### DIRECTIONS
Pictures stay out of the copy; set down each line of the listing below exactly.

++++ AVAILABLE DATA ++++

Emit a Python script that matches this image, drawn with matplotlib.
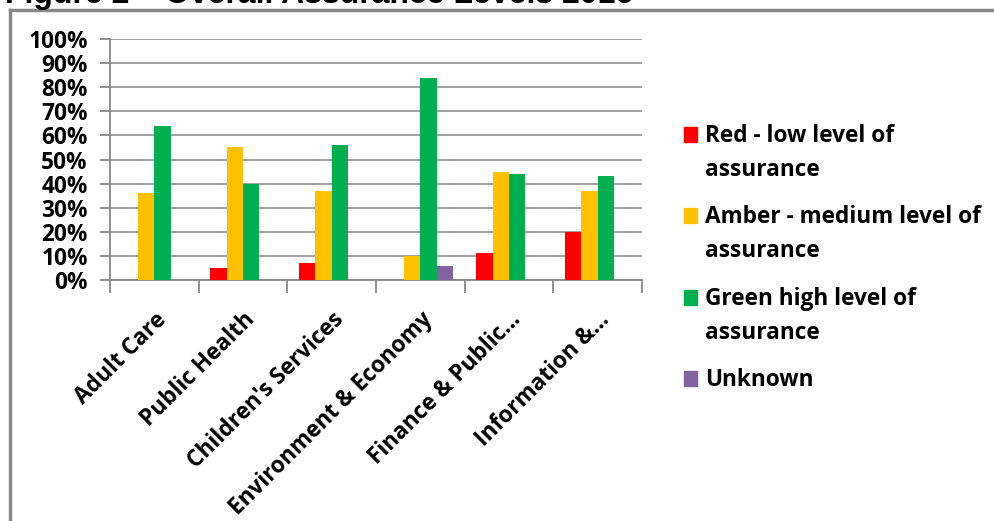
import matplotlib
matplotlib.use('Agg')
import matplotlib.pyplot as plt
import numpy as np
from matplotlib.lines import Line2D
from matplotlib.patches import Rectangle
from matplotlib.ticker import PercentFormatter

# Daten aus dem Diagramm (Anteile in %)
categories = ['Adult Care', 'Public Health', "Children's Services",
              'Environment & Economy', 'Finance & Public...', 'Information &...']
red = [0, 5, 7, 0, 11, 20]
amber = [36, 55, 37, 10, 45, 37]
green = [64, 40, 56, 84, 44, 43]
unknown = [0, 0, 0, 6, 0, 0]

series_labels = ['Red - low level of\nassurance',
                 'Amber - medium level of\nassurance',
                 'Green high level of\nassurance',
                 'Unknown']
series_colors = ['#FF0000', '#FFC000', '#00B050', '#8064A2']
title = 'Figure 2 – Overall Assurance Levels 2016'

W, H = 995, 521
fig = plt.figure(figsize=(W / 100, H / 100), dpi=100)
font = 'Open Sans'
fs = 16.3

# Plotbereich in Pixeln
left, right, top, bottom = 110, 642, 39, 280
ax = fig.add_axes([left / W, 1 - bottom / H, (right - left) / W, (bottom - top) / H])

x = np.arange(len(categories))
bw = 0.184
for k, (vals, col) in enumerate(zip([red, amber, green, unknown], series_colors)):
    ax.bar(x + (k - 1.5) * bw, vals, width=bw, color=col, zorder=3)

ax.set_xlim(-0.5, len(categories) - 0.5)
ax.set_ylim(0, 100)
ax.set_yticks(np.arange(0, 101, 10))
ax.yaxis.set_major_formatter(PercentFormatter(decimals=0))
ax.grid(axis='y', color='#999999', linewidth=1.3, zorder=0)
for s in ['top', 'right']:
    ax.spines[s].set_visible(False)
for s in ['left', 'bottom']:
    ax.spines[s].set_color('#888888')
    ax.spines[s].set_linewidth(1.3)

ax.tick_params(axis='y', length=7, width=1.3, color='#888888', pad=9,
               labelsize=fs)
for lab in ax.get_yticklabels():
    lab.set_fontfamily(font)
    lab.set_fontweight('bold')

# Kategorie-Trennstriche unten, Beschriftung in der Mitte
ax.set_xticks(np.arange(-0.5, len(categories), 1.0), minor=True)
ax.tick_params(axis='x', which='minor', length=9, width=1.3, color='#888888')
ax.set_xticks(x)
ax.set_xticklabels(categories, rotation=45, ha='right', rotation_mode='anchor',
                   fontsize=fs, fontfamily=font, fontweight='bold')
ax.tick_params(axis='x', which='major', length=0, pad=20)

# Legende von Hand (Quadrat auf Höhe der ersten Zeile)
leg_y = [127, 208, 290, 371]
for lab, col, yy in zip(series_labels, series_colors, leg_y):
    fig.add_artist(Rectangle((684 / W, 1 - (yy + 15) / H), 13 / W, 15 / H,
                             transform=fig.transFigure, color=col))
    fig.text(705 / W, 1 - (yy - 3) / H, lab, fontsize=fs, fontfamily=font,
             fontweight='bold', va='top', ha='left', linespacing=1.58)

# Rahmen (nur oben und links sichtbar)
fig.add_artist(Line2D([9.5 / W, 1.01], [1 - 9.5 / H] * 2, transform=fig.transFigure,
                      color='#888888', linewidth=2.5))
fig.add_artist(Line2D([9.5 / W] * 2, [1 - 9.5 / H, -0.01], transform=fig.transFigure,
                      color='#888888', linewidth=2.5))

# Titel, oben abgeschnitten
fig.text(5 / W, 1 - 3 / H, title, fontsize=23, fontfamily='Liberation Sans',
         fontweight='bold', va='baseline', ha='left')

fig.savefig('out.png', dpi=100)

++++

### RESULT BELOW
Emit a Python script that matches this image, drawn with matplotlib.
import matplotlib
matplotlib.use('Agg')
import matplotlib.pyplot as plt
import numpy as np
from matplotlib.lines import Line2D
from matplotlib.patches import Rectangle
from matplotlib.ticker import PercentFormatter

# Daten aus dem Diagramm (Anteile in %)
categories = ['Adult Care', 'Public Health', "Children's Services",
              'Environment & Economy', 'Finance & Public...', 'Information &...']
red = [0, 5, 7, 0, 11, 20]
amber = [36, 55, 37, 10, 45, 37]
green = [64, 40, 56, 84, 44, 43]
unknown = [0, 0, 0, 6, 0, 0]

series_labels = ['Red - low level of\nassurance',
                 'Amber - medium level of\nassurance',
                 'Green high level of\nassurance',
                 'Unknown']
series_colors = ['#FF0000', '#FFC000', '#00B050', '#8064A2']
title = 'Figure 2 – Overall Assurance Levels 2016'

W, H = 995, 521
fig = plt.figure(figsize=(W / 100, H / 100), dpi=100)
font = 'Open Sans'
fs = 16.3

# Plotbereich in Pixeln
left, right, top, bottom = 110, 642, 39, 280
ax = fig.add_axes([left / W, 1 - bottom / H, (right - left) / W, (bottom - top) / H])

x = np.arange(len(categories))
bw = 0.184
for k, (vals, col) in enumerate(zip([red, amber, green, unknown], series_colors)):
    ax.bar(x + (k - 1.5) * bw, vals, width=bw, color=col, zorder=3)

ax.set_xlim(-0.5, len(categories) - 0.5)
ax.set_ylim(0, 100)
ax.set_yticks(np.arange(0, 101, 10))
ax.yaxis.set_major_formatter(PercentFormatter(decimals=0))
ax.grid(axis='y', color='#999999', linewidth=1.3, zorder=0)
for s in ['top', 'right']:
    ax.spines[s].set_visible(False)
for s in ['left', 'bottom']:
    ax.spines[s].set_color('#888888')
    ax.spines[s].set_linewidth(1.3)

ax.tick_params(axis='y', length=7, width=1.3, color='#888888', pad=9,
               labelsize=fs)
for lab in ax.get_yticklabels():
    lab.set_fontfamily(font)
    lab.set_fontweight('bold')

# Kategorie-Trennstriche unten, Beschriftung in der Mitte
ax.set_xticks(np.arange(-0.5, len(categories), 1.0), minor=True)
ax.tick_params(axis='x', which='minor', length=9, width=1.3, color='#888888')
ax.set_xticks(x)
ax.set_xticklabels(categories, rotation=45, ha='right', rotation_mode='anchor',
                   fontsize=fs, fontfamily=font, fontweight='bold')
ax.tick_params(axis='x', which='major', length=0, pad=20)

# Legende von Hand (Quadrat auf Höhe der ersten Zeile)
leg_y = [127, 208, 290, 371]
for lab, col, yy in zip(series_labels, series_colors, leg_y):
    fig.add_artist(Rectangle((684 / W, 1 - (yy + 15) / H), 13 / W, 15 / H,
                             transform=fig.transFigure, color=col))
    fig.text(705 / W, 1 - (yy - 3) / H, lab, fontsize=fs, fontfamily=font,
             fontweight='bold', va='top', ha='left', linespacing=1.58)

# Rahmen (nur oben und links sichtbar)
fig.add_artist(Line2D([9.5 / W, 1.01], [1 - 9.5 / H] * 2, transform=fig.transFigure,
                      color='#888888', linewidth=2.5))
fig.add_artist(Line2D([9.5 / W] * 2, [1 - 9.5 / H, -0.01], transform=fig.transFigure,
                      color='#888888', linewidth=2.5))

# Titel, oben abgeschnitten
fig.text(5 / W, 1 - 3 / H, title, fontsize=23, fontfamily='Liberation Sans',
         fontweight='bold', va='baseline', ha='left')

fig.savefig('out.png', dpi=100)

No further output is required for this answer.